The cluster comprising Chlamydiales order makes a clear and apparent group located separately from other considered bacteria orders, in elastic map (see Fig. 3(f) and 3). Such isolation of pathogenic bacteria makes a promising result concerning the reliable diagnostics, in future. On the contrary, the order Bacteroidia exhibits very good and clear speciality in the cluster composition. It comprises seven families and they are distributed over the elastic map separately. The genes of this order yield four clusters; however, the genes are separated, for each family.

The ultimate goal is to identify and verify the early predictors of some neurological diseases, in particular the multiple sclerosis through the analysis of microbiota [11, 12, 15,16,17]. This ambitious goal requires an implementation of the tool for fast and efficient analysis of some genetic markers of the microbiota, and 16S RNA seems to be the best one here. A diagnostics of the mentioned diseases requires a study of a normal pattern of the gut microbiota occurrence; hence, we prove an efficiency in the microbial population investigation and a reference value, for further medically sounding studies. The method of clustering and/or classification could complement the currently practising techniques of for diagnostics and curation strategy implementation.

Here we present some preliminary results aimed to demonstrate the feasibility and efficiency of the diagnostics based on 16S RNA analysis of the microbiota of healthy and sick people.

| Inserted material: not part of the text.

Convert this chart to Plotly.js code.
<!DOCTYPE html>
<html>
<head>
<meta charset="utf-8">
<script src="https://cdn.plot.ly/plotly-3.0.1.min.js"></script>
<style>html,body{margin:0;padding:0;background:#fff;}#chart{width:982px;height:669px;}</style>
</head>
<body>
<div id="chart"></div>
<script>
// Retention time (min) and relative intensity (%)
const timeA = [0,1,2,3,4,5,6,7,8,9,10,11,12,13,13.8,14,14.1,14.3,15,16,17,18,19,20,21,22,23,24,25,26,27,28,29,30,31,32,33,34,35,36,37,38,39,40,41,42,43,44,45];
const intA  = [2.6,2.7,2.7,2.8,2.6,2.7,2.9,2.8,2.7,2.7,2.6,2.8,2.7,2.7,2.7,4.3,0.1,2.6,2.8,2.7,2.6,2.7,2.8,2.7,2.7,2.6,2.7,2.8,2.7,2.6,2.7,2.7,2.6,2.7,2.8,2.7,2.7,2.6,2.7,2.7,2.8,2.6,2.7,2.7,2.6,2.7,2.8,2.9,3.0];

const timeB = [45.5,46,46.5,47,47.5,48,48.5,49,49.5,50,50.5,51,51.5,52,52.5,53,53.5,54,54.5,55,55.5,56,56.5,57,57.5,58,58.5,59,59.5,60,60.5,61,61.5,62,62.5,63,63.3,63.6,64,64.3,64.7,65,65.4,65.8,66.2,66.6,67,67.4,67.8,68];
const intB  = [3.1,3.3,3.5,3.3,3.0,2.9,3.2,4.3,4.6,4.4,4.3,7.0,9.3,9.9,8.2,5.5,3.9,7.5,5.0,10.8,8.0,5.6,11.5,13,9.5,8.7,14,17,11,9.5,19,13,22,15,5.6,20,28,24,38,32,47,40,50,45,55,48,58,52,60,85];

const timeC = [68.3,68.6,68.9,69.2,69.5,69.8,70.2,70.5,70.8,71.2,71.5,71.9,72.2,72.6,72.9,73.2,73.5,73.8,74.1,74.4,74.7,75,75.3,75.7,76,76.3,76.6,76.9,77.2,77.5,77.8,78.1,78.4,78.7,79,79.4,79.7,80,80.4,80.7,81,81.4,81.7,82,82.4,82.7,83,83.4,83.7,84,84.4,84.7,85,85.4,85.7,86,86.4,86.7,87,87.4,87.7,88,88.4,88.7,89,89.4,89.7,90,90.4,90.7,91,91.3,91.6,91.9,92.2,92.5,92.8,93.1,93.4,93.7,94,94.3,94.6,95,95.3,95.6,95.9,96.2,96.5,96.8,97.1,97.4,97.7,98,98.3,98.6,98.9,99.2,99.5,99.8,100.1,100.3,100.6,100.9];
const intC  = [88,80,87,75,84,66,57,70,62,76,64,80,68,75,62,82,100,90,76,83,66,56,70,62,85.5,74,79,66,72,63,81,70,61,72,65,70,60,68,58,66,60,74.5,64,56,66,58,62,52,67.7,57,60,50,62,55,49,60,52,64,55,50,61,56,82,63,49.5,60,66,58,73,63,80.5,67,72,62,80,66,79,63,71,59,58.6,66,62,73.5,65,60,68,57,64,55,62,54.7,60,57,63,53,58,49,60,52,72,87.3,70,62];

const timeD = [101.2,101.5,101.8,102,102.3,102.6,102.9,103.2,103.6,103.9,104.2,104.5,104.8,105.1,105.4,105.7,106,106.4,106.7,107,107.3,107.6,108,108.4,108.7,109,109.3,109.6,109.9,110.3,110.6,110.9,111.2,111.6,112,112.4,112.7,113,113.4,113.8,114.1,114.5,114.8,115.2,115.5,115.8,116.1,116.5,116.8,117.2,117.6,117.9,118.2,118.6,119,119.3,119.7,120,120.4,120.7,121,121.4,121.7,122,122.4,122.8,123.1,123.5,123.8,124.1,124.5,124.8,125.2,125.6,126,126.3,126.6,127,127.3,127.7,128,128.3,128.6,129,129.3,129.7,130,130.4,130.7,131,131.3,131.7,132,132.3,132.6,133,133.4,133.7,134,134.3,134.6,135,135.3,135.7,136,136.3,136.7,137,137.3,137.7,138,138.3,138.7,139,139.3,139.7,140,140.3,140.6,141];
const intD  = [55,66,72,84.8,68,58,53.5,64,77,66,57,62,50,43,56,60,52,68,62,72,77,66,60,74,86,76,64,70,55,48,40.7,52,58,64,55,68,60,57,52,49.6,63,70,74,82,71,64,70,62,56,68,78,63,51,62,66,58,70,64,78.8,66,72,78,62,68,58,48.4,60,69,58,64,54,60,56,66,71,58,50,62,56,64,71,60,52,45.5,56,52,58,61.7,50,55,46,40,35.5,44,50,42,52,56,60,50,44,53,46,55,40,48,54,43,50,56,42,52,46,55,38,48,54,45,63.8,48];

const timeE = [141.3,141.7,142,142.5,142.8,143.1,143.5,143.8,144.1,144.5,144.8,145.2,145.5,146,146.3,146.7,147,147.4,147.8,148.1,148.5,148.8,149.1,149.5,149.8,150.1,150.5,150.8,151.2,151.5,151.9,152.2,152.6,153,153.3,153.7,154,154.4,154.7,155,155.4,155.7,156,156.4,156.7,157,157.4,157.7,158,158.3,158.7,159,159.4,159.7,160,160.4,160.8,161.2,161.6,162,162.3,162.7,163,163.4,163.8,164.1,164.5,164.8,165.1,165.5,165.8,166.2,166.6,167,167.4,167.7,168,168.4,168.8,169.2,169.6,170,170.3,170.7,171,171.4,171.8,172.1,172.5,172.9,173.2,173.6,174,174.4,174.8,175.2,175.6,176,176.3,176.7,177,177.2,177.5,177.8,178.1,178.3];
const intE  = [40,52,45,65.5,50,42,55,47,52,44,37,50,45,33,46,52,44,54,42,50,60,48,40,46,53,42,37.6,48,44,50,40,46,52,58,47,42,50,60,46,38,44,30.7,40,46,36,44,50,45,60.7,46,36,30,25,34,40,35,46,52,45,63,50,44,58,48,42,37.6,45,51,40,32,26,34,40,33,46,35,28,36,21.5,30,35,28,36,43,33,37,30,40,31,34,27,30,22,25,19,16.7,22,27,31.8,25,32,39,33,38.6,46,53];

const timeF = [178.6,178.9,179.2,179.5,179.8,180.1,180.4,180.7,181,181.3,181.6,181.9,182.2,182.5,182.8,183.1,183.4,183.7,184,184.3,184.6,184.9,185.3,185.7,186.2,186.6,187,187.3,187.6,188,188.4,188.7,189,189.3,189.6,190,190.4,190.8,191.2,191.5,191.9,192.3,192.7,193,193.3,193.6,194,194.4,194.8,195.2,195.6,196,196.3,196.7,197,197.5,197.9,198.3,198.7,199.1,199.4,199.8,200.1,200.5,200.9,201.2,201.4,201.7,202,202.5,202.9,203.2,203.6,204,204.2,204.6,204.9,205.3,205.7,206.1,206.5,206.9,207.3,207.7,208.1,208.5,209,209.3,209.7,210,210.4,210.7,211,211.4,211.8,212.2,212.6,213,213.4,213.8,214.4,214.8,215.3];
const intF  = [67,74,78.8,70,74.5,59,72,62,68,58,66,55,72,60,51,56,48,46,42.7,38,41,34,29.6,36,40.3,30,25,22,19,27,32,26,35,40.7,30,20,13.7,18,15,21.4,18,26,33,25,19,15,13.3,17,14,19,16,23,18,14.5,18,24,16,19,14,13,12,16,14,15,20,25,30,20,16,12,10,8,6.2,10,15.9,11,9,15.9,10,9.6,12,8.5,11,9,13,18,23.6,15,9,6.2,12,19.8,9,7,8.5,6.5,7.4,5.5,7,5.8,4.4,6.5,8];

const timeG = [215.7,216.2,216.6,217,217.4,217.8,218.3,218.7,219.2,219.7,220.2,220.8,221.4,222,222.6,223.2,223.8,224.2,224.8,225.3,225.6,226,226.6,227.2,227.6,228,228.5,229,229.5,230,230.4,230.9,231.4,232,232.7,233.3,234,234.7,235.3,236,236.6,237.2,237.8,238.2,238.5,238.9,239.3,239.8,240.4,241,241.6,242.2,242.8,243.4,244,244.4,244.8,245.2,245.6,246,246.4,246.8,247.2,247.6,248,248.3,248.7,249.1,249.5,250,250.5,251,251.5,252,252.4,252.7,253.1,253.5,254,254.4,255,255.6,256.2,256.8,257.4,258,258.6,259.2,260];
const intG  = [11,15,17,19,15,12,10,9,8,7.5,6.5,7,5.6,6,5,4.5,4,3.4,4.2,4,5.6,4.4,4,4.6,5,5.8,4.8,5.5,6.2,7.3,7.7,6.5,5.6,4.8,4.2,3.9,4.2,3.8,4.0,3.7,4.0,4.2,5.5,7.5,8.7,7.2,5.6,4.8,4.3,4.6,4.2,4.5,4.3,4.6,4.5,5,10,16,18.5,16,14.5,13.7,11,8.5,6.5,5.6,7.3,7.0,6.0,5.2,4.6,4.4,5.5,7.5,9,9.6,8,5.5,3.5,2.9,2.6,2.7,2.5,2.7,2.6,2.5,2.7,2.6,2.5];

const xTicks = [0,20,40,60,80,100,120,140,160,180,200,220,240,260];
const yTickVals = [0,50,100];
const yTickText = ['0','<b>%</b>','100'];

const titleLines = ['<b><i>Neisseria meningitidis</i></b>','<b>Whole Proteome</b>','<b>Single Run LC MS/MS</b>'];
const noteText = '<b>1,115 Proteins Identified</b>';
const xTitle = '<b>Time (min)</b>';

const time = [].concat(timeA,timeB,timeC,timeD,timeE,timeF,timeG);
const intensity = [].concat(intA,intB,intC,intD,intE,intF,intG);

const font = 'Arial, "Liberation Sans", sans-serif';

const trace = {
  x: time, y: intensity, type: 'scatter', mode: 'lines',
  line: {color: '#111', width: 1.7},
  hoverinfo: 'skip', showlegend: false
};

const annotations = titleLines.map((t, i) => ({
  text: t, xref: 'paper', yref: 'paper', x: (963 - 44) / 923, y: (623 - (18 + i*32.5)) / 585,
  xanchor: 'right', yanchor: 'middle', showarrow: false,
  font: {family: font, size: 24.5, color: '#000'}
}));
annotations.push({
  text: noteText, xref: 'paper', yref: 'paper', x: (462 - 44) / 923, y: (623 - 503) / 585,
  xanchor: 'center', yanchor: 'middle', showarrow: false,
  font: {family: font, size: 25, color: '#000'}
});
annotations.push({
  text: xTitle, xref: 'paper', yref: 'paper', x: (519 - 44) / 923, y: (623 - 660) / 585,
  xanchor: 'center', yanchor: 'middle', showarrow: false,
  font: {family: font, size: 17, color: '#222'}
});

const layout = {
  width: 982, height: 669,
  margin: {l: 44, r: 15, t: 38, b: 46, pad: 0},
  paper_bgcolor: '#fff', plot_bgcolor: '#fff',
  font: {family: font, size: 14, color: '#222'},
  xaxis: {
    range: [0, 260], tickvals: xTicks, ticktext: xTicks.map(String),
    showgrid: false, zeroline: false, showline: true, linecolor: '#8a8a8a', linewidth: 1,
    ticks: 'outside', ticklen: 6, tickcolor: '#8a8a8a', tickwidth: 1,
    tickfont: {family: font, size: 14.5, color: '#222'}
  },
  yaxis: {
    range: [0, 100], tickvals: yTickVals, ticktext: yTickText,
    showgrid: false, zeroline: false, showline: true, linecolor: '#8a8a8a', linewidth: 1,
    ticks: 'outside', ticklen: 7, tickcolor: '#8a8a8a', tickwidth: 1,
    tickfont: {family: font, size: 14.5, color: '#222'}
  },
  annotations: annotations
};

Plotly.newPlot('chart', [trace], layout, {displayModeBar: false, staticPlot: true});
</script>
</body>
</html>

To implement such diagnostic tool, one should make sure that a genetic marker used to distinguish sick people from healthy ones really supports this distinguishability. The results provided here unambiguously prove the efficiency of such approach, in principle. Doubtlessly, our current results to not comprise a diagnostic tool; they just approve the feasibility of the tool if it is implemented.

4 Conclusion

Here we explored the interplay between triplet composition of 16S RNA bacterial genes of five orders and taxonomy of those bacteria. Some preliminary results are present aimed to approve the feasibility of triplet composition based clustering of 16S RNA bacterial genes to identify the distinguishability of various taxa in the 63-dimensional Euclidean space of triplets frequency. The results unambiguously show that various taxa differ in terms of the triplets frequency so that more detailed and exhaustive investigation of the interplay for sure makes sense and may bring a lot. Moreover, the interplay is scalable: a transition from higher taxon to lower ones reveals the new and more fine structuredness in the clustering.

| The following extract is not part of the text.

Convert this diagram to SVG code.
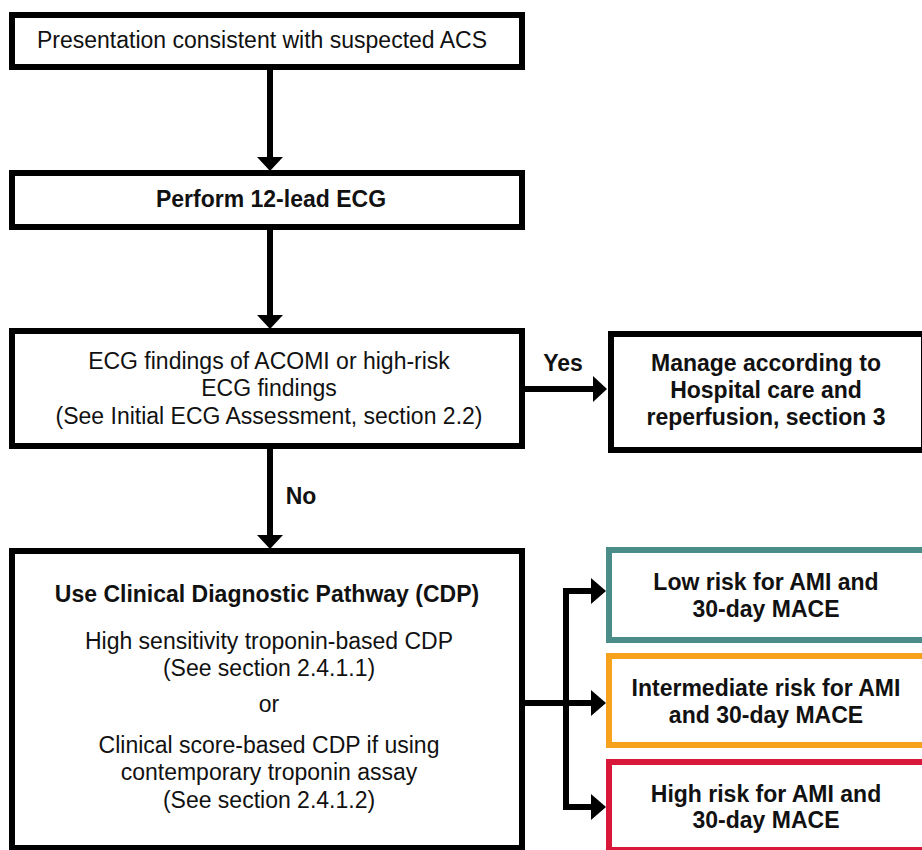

The study of interplay between taxonomy and k-tipple composition of genes is of great interest and value itself. However, these studies may contribute a lot in various applied areas including e.g. medicine.

Thus, a design and implementation of a tool for early diagnostics such hard to detect diseases based on comparative analysis of formally identified structures in bacterial 16S RNA is feasible.